When A is uncertain, the threshold strategy “stop when a >= 0.5 A” must be adapted because we do not know the exact half point. One potential approach is to replace the unknown A with its expected value E(A). Then, the stopping rule becomes “stop when a >= 0.5 E(A).” However, this can be suboptimal if the variance in A is large. A more nuanced strategy might incorporate Bayesian updating of our belief about A as we open boxes. For instance, each newly opened safe box reveals partial information about how large the remaining sum could be. In real-world scenarios, ignoring that uncertainty can lead to either stopping too soon (if A turns out to be bigger than expected) or pushing your luck too far (if A is overestimated). A thorough solution might require formulating a Bayesian prior on the amounts a_1, ..., a_10, updating that prior with each revealed box, and computing the expected net gain from opening the next box under the updated distribution.

Pitfalls / Edge Cases:

If our initial estimate of A is heavily biased, we may repeatedly make a suboptimal decision to continue or stop.
If the actual distribution of the amounts is heavier-tailed (higher chance of large sums) than our assumption, we might forgo large gains by quitting too early.
If some domain knowledge strongly suggests an upper or lower bound on A, we should incorporate that knowledge rather than assume it is unbounded.

Follow-up Question 2

How does risk aversion or a utility function different from pure expected value impact the stopping rule?

In many real-world settings, maximizing the raw expected value is not the sole objective; risk-averse players may prefer a strategy that lowers variance or avoids catastrophic loss. If your utility is non-linear—say, U(x) = log(x)—the threshold strategy changes because losing the entire current sum is much more damaging in terms of utility than it is in a purely linear expectation sense. Typically, a risk-averse utility function encourages earlier stopping to avoid a sharp drop in utility if the devil’s penny is revealed.

Pitfalls / Edge Cases:

Different utility functions can produce dramatically different decisions.

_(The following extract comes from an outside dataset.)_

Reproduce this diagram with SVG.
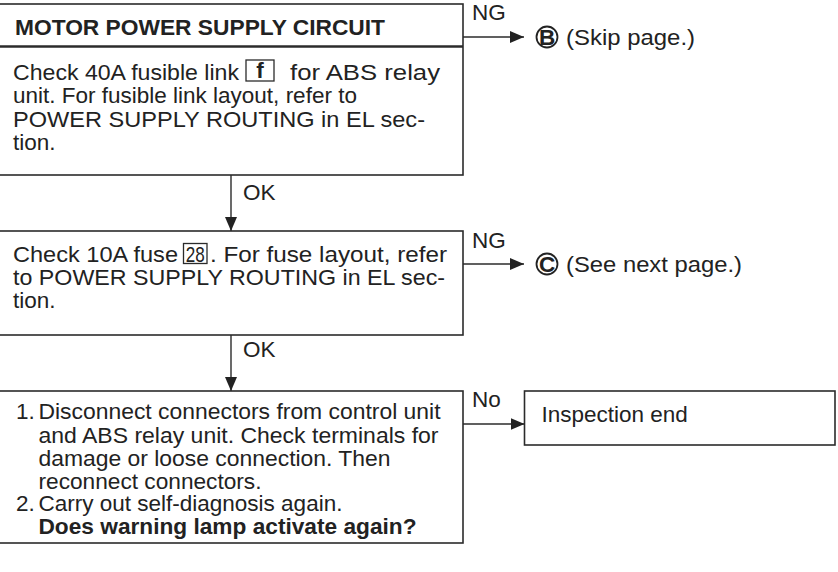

For example, with a strongly concave utility function, you might stop opening boxes as soon as you gain even a small fraction of A.
In practice, defining the “true” utility function might be difficult; if you approximate or guess it incorrectly, your stopping rule might fail to meet your real objectives.

Follow-up Question 3

What if each safe box can contain a potentially negative value, representing a net cost rather than a gain?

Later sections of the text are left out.